Letter From A Reader: The Fear of Disappointing My Parents…

 

A few days ago a letter popped up in my inbox from a 20 year-old reader from Australia. She’s given me permission to share her letter with you all. Got some advice? Please share in the discussion below! 

The Letter: 

Hi there! I am currently in my 2nd year at University studying education. I still have just over another 2 years of my course to go and I am not enjoying it nor do I think this is what I want to do in my life. For the last year I have been stressed out about continuing the study when at this moment it is just not for me. My parents have already made it clear that if I quit my course they will be disappointed.

My partner of 6 years is moving to the other side of Australia for the army. I cannot make up my mind whether to just give up my course, move to the other side of Australia with him and get a job until I work out what I really want to do in my life and disappoint my parents or stay and finish my course and continue to be miserable.
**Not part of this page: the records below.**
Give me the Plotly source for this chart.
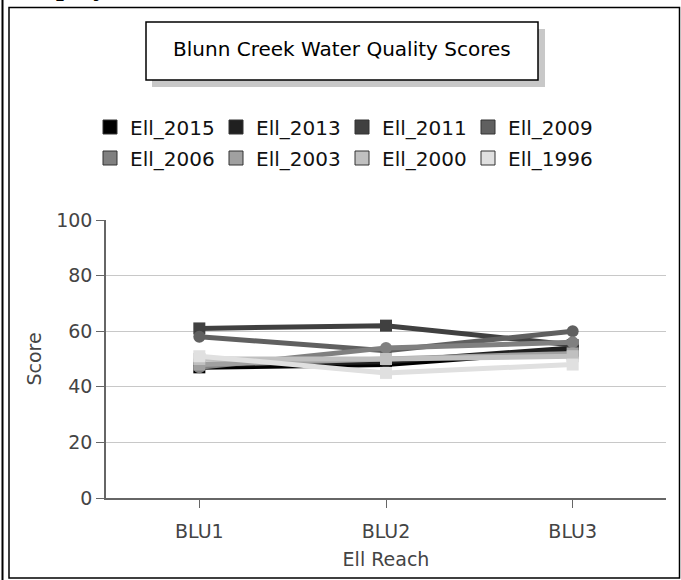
import plotly.graph_objects as go

# ---- data ----
reaches = ["BLU1", "BLU2", "BLU3"]
ell_2015 = [47, 48, 53]
ell_2013 = [48, 49, 54]
ell_2011 = [61, 62, 55]
ell_2009 = [58, 53, 60]
ell_2006 = [47, 54, 56]
ell_2003 = [48, 50, 52]
ell_2000 = [50, 50, 51]
ell_1996 = [51, 45, 48]
series_values = [ell_2015, ell_2013, ell_2011, ell_2009,
                 ell_2006, ell_2003, ell_2000, ell_1996]
legend_labels = ["Ell_2015", "Ell_2013", "Ell_2011", "Ell_2009",
                 "Ell_2006", "Ell_2003", "Ell_2000", "Ell_1996"]
y_ticks = [0, 20, 40, 60, 80, 100]

# ---- styles ----
colors = ["#000000", "#202020", "#404040", "#606060",
          "#808080", "#a0a0a0", "#c0c0c0", "#e0e0e0"]
symbols = ["square", "circle", "square", "circle",
           "circle", "square", "square", "square"]
FONT = "DejaVu Sans"

W_PX, H_PX = 681, 580
L, R, T, B = 106, 15, 220, 82
PW = W_PX - L - R
PH = H_PX - T - B


def px(xp):
    return (xp - L) / PW


def py(yp):
    return (H_PX - B - yp) / PH


fig = go.Figure()

for i, (name, vals) in enumerate(zip(legend_labels, series_values)):
    fig.add_trace(go.Scatter(
        x=reaches, y=vals, name=name, mode="lines+markers",
        line=dict(color=colors[i], width=5),
        marker=dict(color=colors[i], size=12, symbol=symbols[i]),
        showlegend=False,
    ))

# legend-only entries (squares)
for i, name in enumerate(legend_labels):
    fig.add_trace(go.Scatter(
        x=[None], y=[None], name=name, mode="markers",
        marker=dict(color=colors[i], size=14, symbol="square",
                    line=dict(color="#333333", width=1)),
        legend="legend" if i < 4 else "legend2",
    ))

legend_common = dict(
    orientation="h", xanchor="left", yanchor="middle",
    font=dict(family=FONT, size=20, color="#111111"),
    entrywidth=81, entrywidthmode="pixels",
    bgcolor="rgba(0,0,0,0)", borderwidth=0,
    itemclick=False, itemdoubleclick=False,
)

shapes = [
    # page frame
    dict(type="line", xref="paper", yref="paper", x0=px(2.5), x1=px(2.5),
         y0=py(-5), y1=py(585), line=dict(color="#000000", width=2)),
    dict(type="rect", xref="paper", yref="paper", x0=px(9), x1=px(679.5),
         y0=py(7.5), y1=py(578), line=dict(color="#000000", width=1.5)),
    # title box shadow and box
    dict(type="rect", xref="paper", yref="paper", x0=px(152), x1=px(545),
         y0=py(29), y1=py(87), fillcolor="#c8c8c8", line=dict(width=0)),
    dict(type="rect", xref="paper", yref="paper", x0=px(146), x1=px(538),
         y0=py(22), y1=py(80), fillcolor="#ffffff",
         line=dict(color="#000000", width=1.5)),
]

annotations = [
    dict(text="Blunn Creek Water Quality Scores", xref="paper", yref="paper",
         x=px(342), y=py(49), showarrow=False, xanchor="center", yanchor="middle",
         font=dict(family=FONT, size=20, color="#000000")),
    dict(text="<b>Display</b>", xref="paper", yref="paper",
         x=px(15), y=py(3), showarrow=False, xanchor="left", yanchor="bottom",
         font=dict(family="Liberation Serif", size=28, color="#000000")),
]

fig.update_layout(
    width=W_PX, height=H_PX,
    margin=dict(l=L, r=R, t=T, b=B, pad=0),
    paper_bgcolor="#ffffff", plot_bgcolor="#ffffff",
    font=dict(family=FONT, size=19, color="#444444"),
    showlegend=True,
    legend=dict(x=px(90), y=py(127), **legend_common),
    legend2=dict(x=px(90), y=py(158), **legend_common),
    shapes=shapes, annotations=annotations,
    xaxis=dict(
        type="category", range=[-0.5, 2.5],
        showline=True, linecolor="#666666", linewidth=1.5,
        ticks="outside", ticklen=8, tickcolor="#666666", tickwidth=1,
        ticklabelstandoff=7,
        showgrid=False, zeroline=False,
        tickfont=dict(family=FONT, size=19, color="#444444"),
        title=dict(text="Ell Reach", standoff=12,
                   font=dict(family=FONT, size=19, color="#444444")),
    ),
    yaxis=dict(
        range=[0, 100], tickvals=y_ticks,
        showline=True, linecolor="#666666", linewidth=1.5,
        ticks="outside", ticklen=8, tickcolor="#666666", tickwidth=1,
        showgrid=True, gridcolor="#c8c8c8", gridwidth=1, zeroline=False,
        tickfont=dict(family=FONT, size=19, color="#444444"),
        title=dict(text="Score", standoff=10,
                   font=dict(family=FONT, size=19, color="#444444")),
    ),
)

fig.write_html("out.html", config={"displayModeBar": False},
               post_script="document.body.style.margin='0';")
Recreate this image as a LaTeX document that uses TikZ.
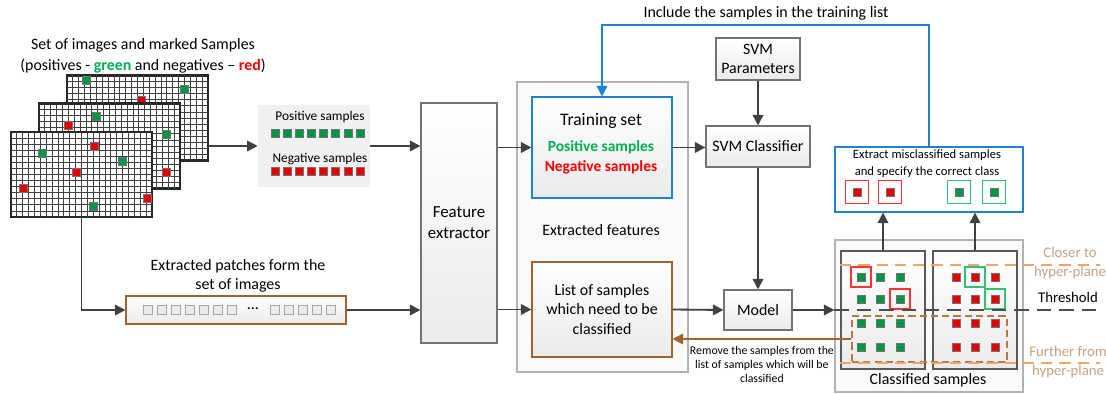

I have just read one of your blogs from August last year about the fear of disappointing our parents stopping us from living our lives and believe that I should do what will make me happy and at this time in my life that involves moving and disappointing my parents but at the same time I am worried I will regret the decision in years to come. Just wondering if you have any advice for me! Thank You!

My Take: 

I have two major questions for you to think about: 

If you were happy with your course of study, would it be as easy for you to leave and move with your bf?

 And the big question: Are you afraid that your parents will more disappointed because you are leaving school and moving with your boyfriend? How would their reaction be to that versus them reacting just to you leaving school?

School seems to be something that your parents are set on, but it’s not working out for you. If you continue on in a course you hate, what will happen once you graduate? You will be expected to get a job in education, and spend more years being miserable.  Why put yourself through that?

How about this: Approach your parents like the adult you are and tell them that you need to talk.  Tell them that you aren’t happy with your course of study (mentioning that you’ve already given this two years) and say that you would like to try out something different.

Say that you would like to work for a year to see if there is something you are more interested in, and that you are considering doing this exploration in a place that is a lot closer to your boyfriend.  Tell them that after one year, you will reevaluate and see if any changes need to be made. Ask them to respect the values that they have given you, and your decision to explore. If they still want to cry “disappointment” then you have my full permission to tell them that you are the one who is disappointed at their inability to reason with you, and think of your well being.

As for worrying about regret, ask yourself this: what will you regret more, not trying at all, or trying and failing (also known as learning)?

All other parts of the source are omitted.